Your eigenfunction equation is Euler's equation, which always has one power of $x$ as a solution. The other solution is a power if the roots are distinct; the case of double roots leads to a logarithmic term that can be gotten by applying variation of parameters starting with the one power solution. The eigenfunction equation to be solved is $$ x^{2}y''+2xy'+\frac{1}{4}y = \lambda y. $$ Try the solution $y=x^{\alpha}$: $$ \alpha(\alpha-1)+2\alpha +\frac{1}{4}=\lambda \\ \left(\alpha+\frac{1}{2}\right)^{2}=\lambda \\ \alpha = -\frac{1}{2}\pm \sqrt{\lambda} $$ There are no repeated roots unless $\lambda = 0$. So, for $\lambda \ne 0$, there are two linearly-independent solutions $x^{(-1/2+\sqrt{\lambda})}$ and $x^{(-1/2-\sqrt{\lambda})}$. At $\lambda =0$, $x^{-1/2}$ is a solution; the second solution is obtained through variation of parameters or through some other means.
It turns out that if we normalize the solution $\phi_{\lambda}(x)=Ax^{(-1/2-\sqrt{\lambda})}+Be^{(-1/2+\sqrt{\lambda})}$ so that $\phi_{\lambda}(1)=0$ and $\phi_{\lambda}'(1)=1$, then the case at $\lambda=0$ works its way out by taking a limit as $\lambda\rightarrow 0$, and nothing else has to be done.
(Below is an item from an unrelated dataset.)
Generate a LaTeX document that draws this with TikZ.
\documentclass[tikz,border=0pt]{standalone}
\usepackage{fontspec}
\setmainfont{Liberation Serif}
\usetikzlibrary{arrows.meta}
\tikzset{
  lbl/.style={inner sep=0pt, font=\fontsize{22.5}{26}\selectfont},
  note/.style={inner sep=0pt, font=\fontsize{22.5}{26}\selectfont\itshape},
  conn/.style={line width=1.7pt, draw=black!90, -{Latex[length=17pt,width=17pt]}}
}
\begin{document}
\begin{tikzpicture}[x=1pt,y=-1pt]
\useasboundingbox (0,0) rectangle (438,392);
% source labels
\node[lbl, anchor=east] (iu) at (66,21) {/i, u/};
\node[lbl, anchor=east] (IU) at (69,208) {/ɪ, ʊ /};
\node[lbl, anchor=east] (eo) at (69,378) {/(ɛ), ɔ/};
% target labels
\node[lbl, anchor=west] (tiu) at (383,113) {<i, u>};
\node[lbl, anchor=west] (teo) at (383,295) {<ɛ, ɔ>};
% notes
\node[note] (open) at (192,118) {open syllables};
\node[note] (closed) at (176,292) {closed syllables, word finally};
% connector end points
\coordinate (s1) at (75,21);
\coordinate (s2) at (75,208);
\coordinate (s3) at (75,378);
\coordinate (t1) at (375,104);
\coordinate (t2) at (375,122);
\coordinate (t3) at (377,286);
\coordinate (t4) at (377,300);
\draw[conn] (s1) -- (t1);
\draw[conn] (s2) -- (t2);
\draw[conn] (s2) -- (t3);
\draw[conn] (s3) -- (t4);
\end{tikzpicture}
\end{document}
This is because of general theories of ODEs that guarantee that $\phi_{\lambda}$ is unique for all $\lambda$ and infinitely differentiable in $\lambda$. The normalization that works for all non-zero $\lambda$ is $$ \phi_{\lambda}(x)=\frac{x^{(-1/2+\sqrt{\lambda})}-x^{(-1/2-\sqrt{\lambda})}}{2\sqrt{\lambda}} = \frac{1}{\sqrt{\lambda}}\frac{1}{\sqrt{x}}\left(\frac{e^{\sqrt{\lambda}\ln (x)}-e^{-\sqrt{\lambda}\ln(x)}}{2}\right) $$ So this is also guaranteed to work in the limit as $\lambda\rightarrow 0$ which, by L'Hopital is $$ \phi_{0}=\frac{\ln(x)}{\sqrt{x}}. $$ Sure enough, $\phi_{0}(1)=0$ and $\phi_{0}'(1)=1$, and it can be verified that $\phi_{0}$ is a solution of the equation when $\lambda=0$. But I'll leave that to you if you're uncertain. This solution is not relevant anyway because $\phi_{0}(e)\ne 0$, but knowing its form does allow us to exclude $\lambda=0$ as an eigenvalue.
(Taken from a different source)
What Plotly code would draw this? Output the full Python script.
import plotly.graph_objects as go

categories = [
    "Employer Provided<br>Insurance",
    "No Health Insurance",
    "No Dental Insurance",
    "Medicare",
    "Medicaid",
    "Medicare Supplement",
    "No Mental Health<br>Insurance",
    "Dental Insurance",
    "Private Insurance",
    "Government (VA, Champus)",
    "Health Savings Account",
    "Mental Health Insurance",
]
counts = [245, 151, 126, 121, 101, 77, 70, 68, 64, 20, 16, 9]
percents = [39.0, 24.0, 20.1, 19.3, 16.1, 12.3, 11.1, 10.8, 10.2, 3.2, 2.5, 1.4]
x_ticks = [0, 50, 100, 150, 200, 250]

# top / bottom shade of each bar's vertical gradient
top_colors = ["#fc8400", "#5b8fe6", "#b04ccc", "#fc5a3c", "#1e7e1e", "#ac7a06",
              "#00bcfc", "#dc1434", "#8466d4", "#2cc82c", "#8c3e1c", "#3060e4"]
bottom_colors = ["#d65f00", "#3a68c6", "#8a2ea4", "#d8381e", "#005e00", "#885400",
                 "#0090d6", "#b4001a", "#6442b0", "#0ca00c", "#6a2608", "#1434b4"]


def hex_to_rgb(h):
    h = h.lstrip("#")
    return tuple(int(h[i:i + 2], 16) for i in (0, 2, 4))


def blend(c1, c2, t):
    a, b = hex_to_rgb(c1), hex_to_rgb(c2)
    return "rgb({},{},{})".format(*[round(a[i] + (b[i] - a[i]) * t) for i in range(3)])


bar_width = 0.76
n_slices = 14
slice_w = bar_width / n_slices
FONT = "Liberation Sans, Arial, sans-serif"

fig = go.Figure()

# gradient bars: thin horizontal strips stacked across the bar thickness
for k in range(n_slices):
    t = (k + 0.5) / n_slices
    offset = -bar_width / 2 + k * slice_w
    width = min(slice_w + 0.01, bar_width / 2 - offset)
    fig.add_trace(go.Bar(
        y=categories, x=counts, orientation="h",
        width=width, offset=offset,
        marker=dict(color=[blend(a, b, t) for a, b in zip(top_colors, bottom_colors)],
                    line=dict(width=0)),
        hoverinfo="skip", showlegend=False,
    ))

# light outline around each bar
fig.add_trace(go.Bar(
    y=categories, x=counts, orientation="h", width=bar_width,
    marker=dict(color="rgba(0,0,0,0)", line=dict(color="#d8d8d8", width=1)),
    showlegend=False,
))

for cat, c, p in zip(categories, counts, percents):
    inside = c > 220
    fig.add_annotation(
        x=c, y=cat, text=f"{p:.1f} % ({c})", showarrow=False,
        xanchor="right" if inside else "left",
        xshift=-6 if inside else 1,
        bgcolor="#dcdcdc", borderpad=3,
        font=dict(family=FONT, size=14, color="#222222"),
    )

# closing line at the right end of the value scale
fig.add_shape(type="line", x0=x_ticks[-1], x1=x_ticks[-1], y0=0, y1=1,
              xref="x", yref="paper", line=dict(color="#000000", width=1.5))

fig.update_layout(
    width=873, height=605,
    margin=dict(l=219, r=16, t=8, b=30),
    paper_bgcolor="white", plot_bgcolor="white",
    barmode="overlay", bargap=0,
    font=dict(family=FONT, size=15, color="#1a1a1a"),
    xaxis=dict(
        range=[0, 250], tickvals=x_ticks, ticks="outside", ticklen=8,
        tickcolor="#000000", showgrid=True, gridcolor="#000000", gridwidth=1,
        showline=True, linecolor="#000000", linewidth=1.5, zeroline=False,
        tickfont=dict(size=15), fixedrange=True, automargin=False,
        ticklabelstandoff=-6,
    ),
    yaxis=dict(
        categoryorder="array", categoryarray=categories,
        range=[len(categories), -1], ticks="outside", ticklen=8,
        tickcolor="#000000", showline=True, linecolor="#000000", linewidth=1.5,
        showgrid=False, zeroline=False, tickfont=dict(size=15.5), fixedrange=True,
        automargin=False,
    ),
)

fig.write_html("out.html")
The permissible eigenvalues are found by solving for $\phi_{\lambda}(e)=0$, or, equivalently, by solving $$ e^{\sqrt{\lambda}}-e^{-\sqrt{\lambda}} = 0 \iff e^{2\sqrt{\lambda}}=1 \iff 2\sqrt{\lambda}=\pm 2\pi in,\;\;\; n=1,2,3,\cdots. $$ (And $n\ne 0$ because $\lambda=0$ has been ruled out.) Therefore the acceptable eigenfunctions are $$ \phi_{-n^{2}\pi^{2}}=\frac{1}{n\pi\sqrt{x}}\sin(n\pi\ln(x)),\;\;\; n=1,2,3,\cdots. $$ The $1/n$ factor is not needed. A factor is needed to normalize the eigenfunctions to have $L^{2}[1,e]$ norm equal to $1$, if you want to have an orthonormal basis. To normalize these, $$ \int_{1}^{e}\frac{1}{x}\sin^{2}(n\pi\ln x)\,dx = \int_{0}^{1}\sin^{2}(n\pi y)\,dy = \frac{1}{2}. $$ So the normalized eigenfunctions on $L^{2}[1,e]$ are $$ \left\{\sqrt{\frac{2}{x}}\sin(n\pi\ln(x))\right\}_{n=1}^{\infty} $$ This is guaranteed by the general theory to be a complete orthonormal subset of $L^{2}[1,e]$.